Your Bounce Back List

We all encounter tough and challenging times both professionally, and personally. The key is to respond in the best way possible. In addition to utilizing the traits you already have; you can develop a Bounce Back List. This is a catalogue of activities that can help you bounce back quickly and effectively. Every person’s list will be different, but you might have things such as:

  • Phone a friend
  • Look at photos on your phone (grandkids are usually a good place to start)
  • Take a walk outside (sunshine and nature tend to help)
  • Listen to your favorite music
  • Meditate
  • Consciously Breathe
  • Work on a fun project
  • Workout

What would be on your list? What activities bring a smile to your face? What can raise your number and improve your day?

Finding Joy

One of the most important aspects to emotional resilience is joy. Being able to find happiness and joy at work helps to navigate life’s choppy waters. In fact, five minutes of joy can give you up to sixty minutes of productive energy. This is a great use for the Bounce Back List you have developed. When things are difficult, and you start to feel weighed down by everything on your to do list, taking a five-minute joy break can be exactly what you need. These joy breaks are a great way to help you bounce that number back up and keep going through the tough days. These tactics can help you stay focused, happy, and energetic.

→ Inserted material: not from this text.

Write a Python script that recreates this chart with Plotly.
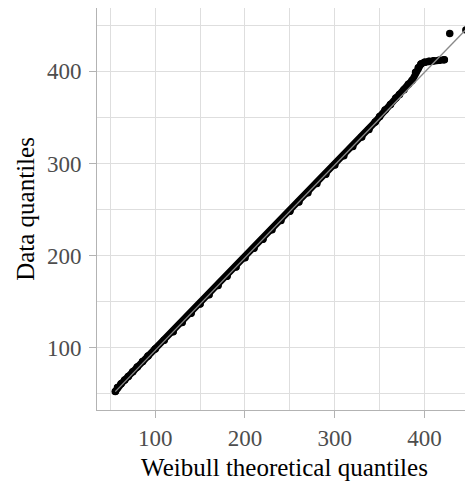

Emotional resilience is a skill that can be developed with practice and intention. Taking a pulse check (on a scale of 1 to 10) is a great way to start identifying how you are feeling at any given moment. Being able to identify the traits that you already have, building your Bounce Back List, and taking joy breaks are all valuable tools in your emotional resilience toolkit.

It all comes back to that crumpled up $20 bill. You always have value and worth. You can always straighten yourself out. No matter what trials you face, you can always overcome them because you have the skills that you need. You are worthy. You are resilient. You are unstoppable.